Pubdate: Mon, 05 Dec 2005
Source: Detroit Free Press (MI)
Copyright: 2005 Detroit Free Press
Author: Zlati Meyer, Free Press Staff Writer


When you think of Farmington Hills, drug-related executions don't leap to mind.

But they are reality in the Oakland County city that annually ranks 
among the country's safest in FBI statistics. Since Friday, 
Farmington Hills investigators have been dealing with a shooting that 
killed a 41-year-old man who was believed to have drug connections.

A targeted hit, like the one that police say ended Kerry Beatty's 
life, may be the ultimate backhanded compliment -- and less 
extraordinary than you expect.

"We're not naive. ... Most of the narcotic cartels take refuge in 
communities like Farmington Hills," Police Chief William Dwyer said 
Sunday. "They have families themselves. They have kids. They want 
them to go to the schools. Even though they're dirty themselves, they 
want their kids safe in their safe communities."

Police did not disclose details of Beatty's personal life, but Dwyer 
said the Southfield resident was shot three times and killed about 9 
p.m. Friday while visiting the Village Green, an apartment complex at 
Haggerty and 14 Mile.

Police said Beatty ran from two shooters who had ambushed him and 
that he was hit at close range by a third when he was on the ground.

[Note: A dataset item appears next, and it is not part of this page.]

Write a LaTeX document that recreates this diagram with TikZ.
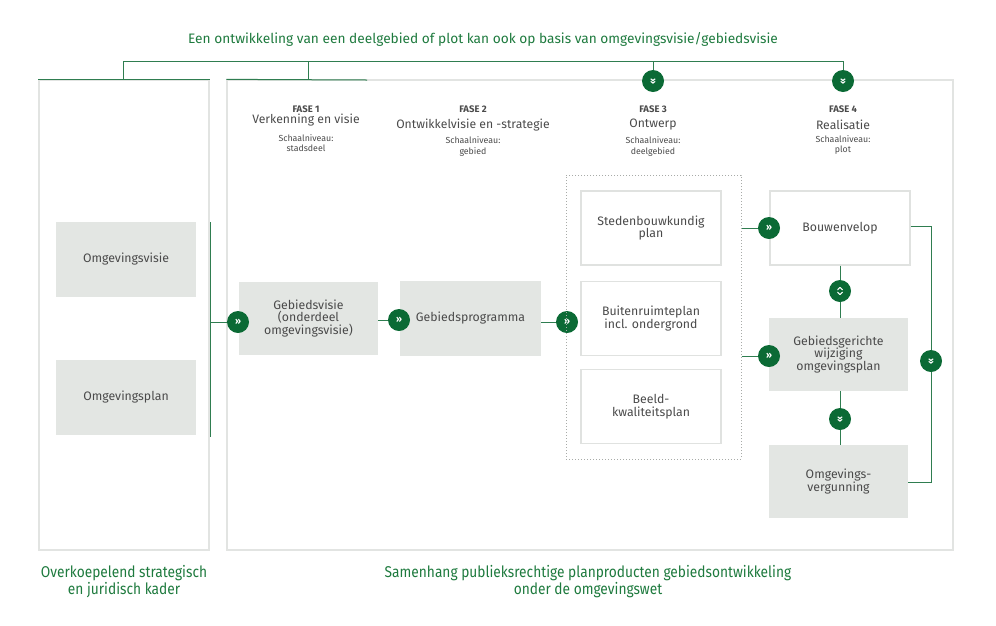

A search of the apartment Beatty was visiting yielded $100,000 in 
cash and drug-related materials.

Investigators also recovered a .45-caliber gun and a 9mm gun from the 
crime scene.

"This was not a random-type robbery or murder," Dwyer said. "This was 
a well-planned, executed hit."

Farmington Hills police are offering a $5,000 reward for information 
leading to the arrest of Beatty's killers.

Tipsters, who can remain anonymous, may call 248-871-2610 anytime.

Eighteen months earlier, another gruesome slaying rocked Farmington 
Hills. A 21-year-old resident, Armond Hickmon, was shot at least 11 
times in the face, head and chest as he left his apartment in the 
Independence Green complex at Grand River and Halsted around 7 a.m. 
on June 22, 2004.

A trio of hitmen had mistaken the victim for his brother, 31-year-old 
Antoine Hickmon, who testified before a federal grand jury in a major 
marijuana case the previous October.

"That is the reality. If you have a criminal organization that 
generates a lot of income, the heads of those organizations are going 
to live in nice neighborhoods, places they believe they'll be safe," 
said Wayne State University law professor Peter Henning.

"This type of killing is not generally a threat to the public, at 
least not at this point," Henning said. "It's not something you need 
to fear. The only concern is if it's a precursor to some kind of gang 
warfare. Then, you'd be concerned about third parties getting into 
the line of fire."

Dwyer could not rule out the possibility, though, when he spoke of 
Friday's shooting.

"This happens periodically where there are drug wars," he said. "It 
could be leading into something of one organization fighting another 
organization for control of turf areas. ...

"There's so much money to be made in the drug field that it's very 
common for these drug wars to appear."